In which France turns into a Catholic dystopia

SPOILER: the Guises win. France turns into a Catholic dystopia. Centuries later, nobody will expect the French Inquisition, but until that time it will not only be expected, but dreaded. Montagnards living under Moorish rule will name cities Toussaints-Veclangues, "All the Saints with their tongues," because so many of their ancestors were silenced by suffering just that fate before they burned at the stake. It was the only way to make them stop singing. The Inquisitors hated Farrellite hymnography.

My problem is that I'm not totally sure what happens between the start and the end. Oh, I have a few ideas. Simon-Pierre the Apostate, for instance, and the... unique impact he makes on postwar French heraldry.

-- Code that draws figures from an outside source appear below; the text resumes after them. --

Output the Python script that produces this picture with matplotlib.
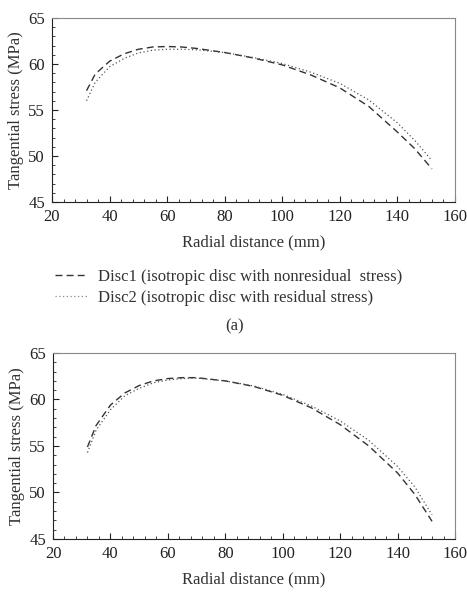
import matplotlib
matplotlib.use("Agg")
import matplotlib.pyplot as plt
from matplotlib.ticker import MultipleLocator
from matplotlib.lines import Line2D

# Radial position (mm)
radius = [32, 35, 40, 45, 50, 55, 60, 65, 70, 80, 90, 100, 110, 120, 130, 140, 146, 152]

# (a) tangential stress (MPa)
disc1_a = [57.1, 58.9, 60.3, 61.1, 61.6, 61.85, 61.9, 61.85, 61.7, 61.25, 60.65, 59.9, 58.8, 57.4, 55.4, 52.6, 50.8, 48.6]
disc2_a = [56.0, 58.0, 59.7, 60.6, 61.2, 61.5, 61.6, 61.6, 61.55, 61.25, 60.7, 60.05, 59.1, 57.9, 56.1, 53.6, 51.7, 49.5]

# (b) tangential stress (MPa)
disc1_b = [54.9, 57.2, 59.4, 60.7, 61.5, 62.0, 62.25, 62.35, 62.35, 62.0, 61.4, 60.45, 59.1, 57.3, 55.0, 52.1, 49.8, 46.9]
disc2_b = [54.3, 56.7, 58.9, 60.4, 61.2, 61.8, 62.1, 62.25, 62.3, 62.0, 61.45, 60.55, 59.3, 57.7, 55.6, 52.8, 50.6, 47.6]

legend_labels = ["Disc1 (isotropic disc with nonresidual  stress)",
                 "Disc2 (isotropic disc with residual stress)"]

plt.rcParams['font.family'] = ['Liberation Serif', 'DejaVu Serif']
line_color = '#333333'
fs = 12


def style_axes(ax):
    ax.set_xlim(20, 160)
    ax.set_ylim(45, 65)
    ax.xaxis.set_major_locator(MultipleLocator(20))
    ax.xaxis.set_minor_locator(MultipleLocator(4))
    ax.yaxis.set_major_locator(MultipleLocator(5))
    ax.yaxis.set_minor_locator(MultipleLocator(1))
    ax.tick_params(which='both', direction='in', top=False, right=False, labelsize=fs, colors='#222222')
    ax.tick_params(which='major', length=4, width=0.8, pad=5)
    ax.tick_params(which='minor', length=2, width=0.6)
    ax.spines['top'].set_color('#888888')
    ax.spines['right'].set_color('#888888')
    ax.spines['left'].set_color('#222222')
    ax.spines['bottom'].set_color('#222222')
    ax.set_xlabel("Radial distance (mm)", fontsize=fs, color='#333333', labelpad=7)
    ax.set_ylabel("Tangential stress (MPa)", fontsize=fs, color='#333333', labelpad=3)


fig = plt.figure(figsize=(4.67, 5.97), dpi=100)

ax1 = fig.add_axes([52 / 467, 1 - 202 / 597, 403 / 467, 184 / 597])
ax1.plot(radius, disc1_a, linestyle=(0, (5, 3)), color=line_color, lw=1.0)
ax1.plot(radius, disc2_a, linestyle=(0, (1, 2)), color='#555555', lw=0.9)
style_axes(ax1)

ax2 = fig.add_axes([53 / 467, 1 - 539 / 597, 402 / 467, 186 / 597])
ax2.plot(radius, disc1_b, linestyle=(0, (5, 3)), color=line_color, lw=1.0)
ax2.plot(radius, disc2_b, linestyle=(0, (1, 2)), color='#555555', lw=0.9)
style_axes(ax2)

handles = [Line2D([], [], linestyle=(0, (5, 3)), color=line_color, lw=1.0),
           Line2D([], [], linestyle=(0, (1, 2)), color='#888888', lw=0.9)]
fig.legend(handles, legend_labels, loc='upper left', bbox_to_anchor=(40 / 467, 1 - 254 / 597),
           frameon=False, fontsize=fs, handlelength=2.0, handletextpad=0.6, labelspacing=0.3,
           labelcolor='#333333')

fig.text(235 / 467, 1 - 326 / 597, "(a)", ha='center', va='center', fontsize=fs, color='#333333')

fig.savefig("out.png", dpi=100)
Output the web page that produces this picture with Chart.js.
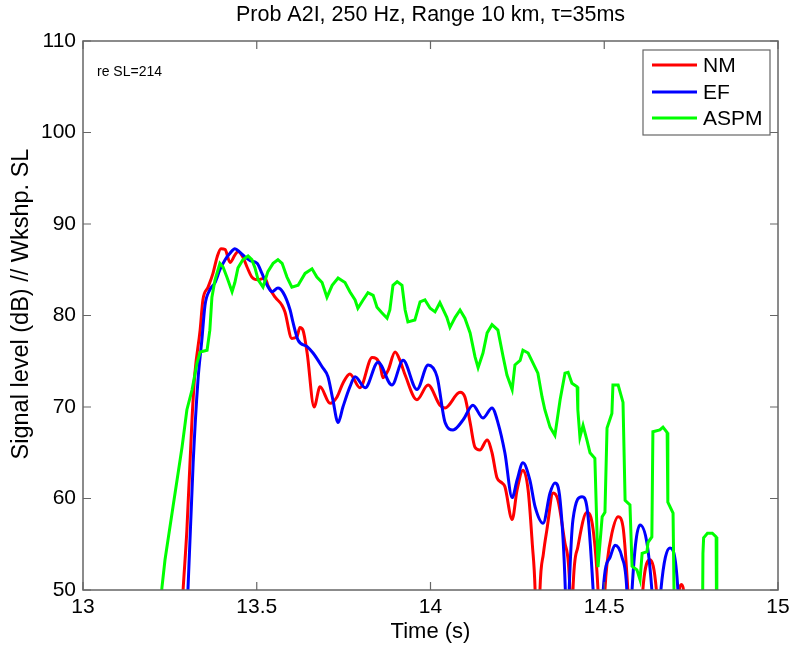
<!DOCTYPE html>
<html><head><meta charset="utf-8">
<script src="https://cdn.jsdelivr.net/npm/chart.js@4.4.0/dist/chart.umd.min.js"></script>
<style>html,body{margin:0;padding:0;background:#fff;}#wrap{width:789px;height:645px;}</style>
</head><body><div id="wrap"><canvas id="c" width="789" height="645"></canvas></div>
<script>
const chartTitle = 'Prob A2I, 250 Hz, Range 10 km, \u03C4=35ms';
const xAxisTitle = 'Time (s)';
const yAxisTitle = 'Signal level (dB) // Wkshp. SL';
const annotation = 're SL=214';
const seriesNames = ['NM', 'EF', 'ASPM'];
const xTicks = [13, 13.5, 14, 14.5, 15];
const yTicks = [50, 60, 70, 80, 90, 100, 110];

const nmTime = [13.270,13.288,13.299,13.314,13.322,13.337,13.345,13.360,13.374,13.386,13.397,13.409,13.423,13.437,13.446,13.460,13.472,13.486,13.504,13.524,13.532,13.553,13.573,13.581,13.601,13.616,13.624,13.633,13.645,13.665,13.682,13.711,13.731,13.748,13.768,13.797,13.832,13.855,13.863,13.878,13.898,13.912,13.927,13.961,13.993,14.027,14.042,14.085,14.099,14.114,14.128,14.142,14.163,14.177,14.191,14.206,14.214,14.235,14.249,14.266,14.281,14.293,14.301,14.308,14.315,14.325,14.335,14.353,14.367,14.387,14.401,14.405,14.410,14.424,14.450,14.468,14.482,14.492,14.502,14.508,14.522,14.540,14.554,14.568,14.585,14.603,14.611,14.632,14.650,14.665,14.705,14.716,14.722,14.728,14.740];
const nmLevel = [38,50,56.6,68.9,73.7,78.4,81.7,83.1,84.6,86.4,87.3,87.2,85.8,86.6,87.0,86.4,85.3,84.2,83.9,84.1,83.3,82.0,81.1,80.4,77.5,77.7,78.7,78.4,75.9,70.0,72.2,70.4,71.1,72.6,73.6,72.1,75.4,74.6,73.2,74.0,76.0,75.1,73.5,70.8,72.4,70.2,69.9,71.6,71.1,68.3,65.6,65.3,66.4,65.0,62.3,61.7,61.3,57.7,60.9,63.1,60.9,55,50,38,50,54,56.6,60.6,59.8,55.1,50,40,50,54.7,58.5,56.6,50,40,50,52.9,56.2,58.0,56.9,50,38,44,50,53.3,50,40,40,50,50.6,50,40];

const efTime = [13.285,13.302,13.317,13.331,13.342,13.351,13.365,13.380,13.394,13.409,13.423,13.437,13.452,13.466,13.481,13.501,13.515,13.530,13.544,13.561,13.576,13.596,13.604,13.619,13.645,13.662,13.688,13.705,13.719,13.734,13.748,13.768,13.783,13.812,13.849,13.889,13.921,13.961,13.993,14.019,14.042,14.065,14.094,14.122,14.151,14.177,14.194,14.214,14.235,14.249,14.266,14.286,14.301,14.324,14.344,14.358,14.373,14.388,14.393,14.399,14.410,14.436,14.450,14.468,14.480,14.490,14.497,14.517,14.531,14.551,14.565,14.572,14.580,14.603,14.623,14.637,14.650,14.663,14.689,14.712,14.722];
const efLevel = [38,50,63.9,73.0,77.3,81.1,82.8,83.6,85.0,86.1,86.8,87.3,86.9,86.4,86.0,85.7,84.6,83.3,82.6,83.0,82.5,80.6,79.3,77.3,76.6,75.9,74.4,73.3,70.8,68.3,70.0,72.2,73.3,72.1,74.9,72.4,75.1,71.9,74.6,73.3,68.3,67.5,68.6,70.2,68.8,69.9,68.3,65.0,60.1,62.0,63.9,62.0,59.1,57.3,60.6,61.7,59.8,50,42,50,57.7,60.2,59.1,50,40,40,50,53.6,54.9,53.6,50,42,50,57.1,55.1,50,42,50,54.6,50,40];

const aspmTime = [13.210,13.227,13.236,13.259,13.285,13.299,13.314,13.328,13.337,13.357,13.365,13.371,13.380,13.394,13.403,13.414,13.429,13.437,13.446,13.460,13.475,13.486,13.495,13.504,13.518,13.532,13.547,13.561,13.573,13.587,13.601,13.619,13.639,13.659,13.673,13.688,13.702,13.717,13.734,13.754,13.768,13.783,13.791,13.806,13.820,13.835,13.846,13.860,13.875,13.883,13.892,13.904,13.918,13.927,13.935,13.955,13.970,13.984,13.999,14.013,14.027,14.047,14.056,14.071,14.085,14.099,14.114,14.128,14.137,14.151,14.163,14.177,14.194,14.209,14.220,14.235,14.243,14.258,14.266,14.281,14.295,14.309,14.321,14.329,14.344,14.358,14.373,14.387,14.396,14.407,14.422,14.424,14.430,14.439,14.450,14.459,14.473,14.482,14.494,14.502,14.508,14.522,14.525,14.540,14.554,14.560,14.574,14.580,14.594,14.603,14.609,14.623,14.626,14.637,14.640,14.660,14.669,14.681,14.683,14.698,14.704,14.715,14.780,14.784,14.786,14.797,14.811,14.822,14.824,14.835];
const aspmLevel = [35,50.2,53.3,59.1,65.6,69.7,71.9,74.8,76.0,76.2,78.4,82.0,83.9,85.7,85.3,84.2,82.6,83.6,85.2,86.1,86.5,86.1,85.2,83.9,83.1,84.8,85.7,86.1,85.7,84.2,83.1,83.3,84.6,85.1,84.2,83.6,82.0,83.3,84.1,83.6,82.6,81.7,80.8,81.7,82.5,82.2,80.9,80.3,79.7,80.6,83.3,83.7,83.3,80.6,79.3,79.5,81.5,81.7,80.8,80.4,81.4,79.8,78.7,79.8,80.6,79.7,78.1,75.5,74.3,75.9,78.1,79.0,78.4,75.5,73.5,71.9,74.6,75.1,76.2,75.9,74.8,73.7,71.1,69.7,67.8,66.9,70.8,73.7,73.8,72.6,72.2,69.7,66.7,68.0,66.4,65.0,64.4,52.5,58.0,58.5,67.7,69.3,72.4,72.4,70.5,59.8,59.3,52.6,52.2,51.1,54.0,54.2,55.2,55.8,67.3,67.5,67.8,67.2,59.6,58.4,40,30,30,54.0,55.7,56.2,56.2,55.8,40,30];

const seriesColors = ['#ff0000', '#0000ff', '#00ff00'];
const axisColor = '#666666';
const FONT = "'Liberation Sans', Arial, Helvetica, sans-serif";

function pts(t, v) { return t.map((x, i) => ({x: x, y: v[i]})); }

const decor = {
  id: 'decor',
  afterDatasetsDraw(chart) {
    const {ctx, chartArea: a, scales} = chart;
    const xs = scales.x, ys = scales.y;
    ctx.save();
    ctx.strokeStyle = axisColor;
    ctx.lineWidth = 1.5;
    ctx.strokeRect(a.left, a.top, a.right - a.left, a.bottom - a.top);
    ctx.lineWidth = 1.2;
    const tl = 8;
    ctx.beginPath();
    xTicks.forEach(v => {
      const px = xs.getPixelForValue(v);
      ctx.moveTo(px, a.bottom); ctx.lineTo(px, a.bottom - tl);
      ctx.moveTo(px, a.top); ctx.lineTo(px, a.top + tl);
    });
    yTicks.forEach(v => {
      const py = ys.getPixelForValue(v);
      ctx.moveTo(a.left, py); ctx.lineTo(a.left + tl, py);
      ctx.moveTo(a.right, py); ctx.lineTo(a.right - tl, py);
    });
    ctx.stroke();

    // title
    ctx.fillStyle = '#000';
    ctx.textAlign = 'center';
    ctx.textBaseline = 'middle';
    ctx.font = '21.5px ' + FONT;
    ctx.fillText(chartTitle, (a.left + a.right) / 2, 15);

    // y axis title
    ctx.save();
    ctx.translate(22, 304);
    ctx.rotate(-Math.PI / 2);
    ctx.font = '23.5px ' + FONT;
    ctx.fillText(yAxisTitle, 0, 0);
    ctx.restore();

    // annotation
    ctx.textAlign = 'left';
    ctx.font = '14px ' + FONT;
    ctx.fillText(annotation, a.left + 14, 72);

    // legend
    const lx = 643, ly = 50, lw = 127, lh = 85;
    ctx.fillStyle = '#fff';
    ctx.fillRect(lx, ly, lw, lh);
    ctx.strokeStyle = axisColor;
    ctx.lineWidth = 1.2;
    ctx.strokeRect(lx, ly, lw, lh);
    ctx.font = '21px ' + FONT;
    const rows = [65, 92, 118];
    seriesNames.forEach((n, i) => {
      ctx.strokeStyle = seriesColors[i];
      ctx.lineWidth = 3;
      ctx.beginPath();
      ctx.moveTo(652, rows[i]); ctx.lineTo(697, rows[i]);
      ctx.stroke();
      ctx.fillStyle = '#000';
      ctx.fillText(n, 703, rows[i] + 1);
    });
    ctx.restore();
  }
};

new Chart(document.getElementById('c'), {
  type: 'line',
  data: {
    datasets: [
      {label: seriesNames[0], data: pts(nmTime, nmLevel), borderColor: seriesColors[0], borderWidth: 3, pointRadius: 0, cubicInterpolationMode: 'monotone', order: 2},
      {label: seriesNames[1], data: pts(efTime, efLevel), borderColor: seriesColors[1], borderWidth: 3, pointRadius: 0, cubicInterpolationMode: 'monotone', order: 1},
      {label: seriesNames[2], data: pts(aspmTime, aspmLevel), borderColor: seriesColors[2], borderWidth: 3, pointRadius: 0, tension: 0, order: 0}
    ]
  },
  options: {
    responsive: false,
    animation: false,
    devicePixelRatio: 1,
    layout: {padding: {top: 41, right: 11, left: 0, bottom: 0}},
    plugins: {legend: {display: false}, tooltip: {enabled: false}, title: {display: false}},
    scales: {
      x: {
        type: 'linear', min: 13, max: 15,
        afterFit(s) { s.height = 55; s.paddingRight = 0; s.paddingLeft = 0; },
        afterBuildTicks(s) { s.ticks = xTicks.map(v => ({value: v})); },
        grid: {display: false, drawTicks: false},
        border: {display: false},
        ticks: {padding: 5, color: '#000', font: {family: FONT, size: 21}, maxRotation: 0, autoSkip: false, callback: v => String(v)},
        title: {display: true, text: xAxisTitle, color: '#000', font: {family: FONT, size: 22}, padding: {top: 0, bottom: 0}}
      },
      y: {
        type: 'linear', min: 50, max: 110,
        afterFit(s) { s.width = 83; s.paddingTop = 0; s.paddingBottom = 0; },
        afterBuildTicks(s) { s.ticks = yTicks.map(v => ({value: v})); },
        grid: {display: false, drawTicks: false},
        border: {display: false},
        ticks: {padding: 7, color: '#000', font: {family: FONT, size: 21}, autoSkip: false, callback: v => String(v)},
        title: {display: false}
      }
    }
  },
  plugins: [decor]
});
</script>
</body></html>
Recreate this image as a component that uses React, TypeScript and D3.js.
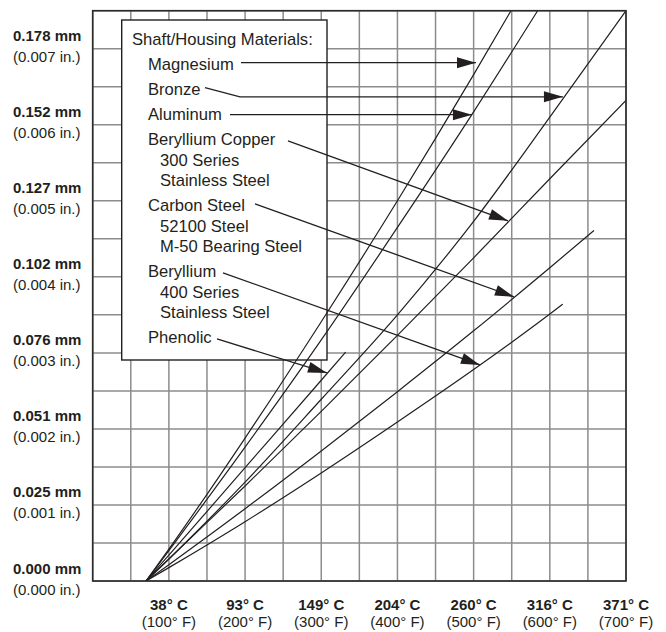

The siege he breaks, during which he composes what later becomes the royal anthem, still sung centuries later in 1930. The atrocities that the Ligue commits in the process of seizing power. The chaos that erupts when the Legitimist faction winds up making a peace treaty, or another makes a bad move on the world stage, and for the first time Christian and Moorish Spains unite and fight side by side.

But that's all for another day, isn't it?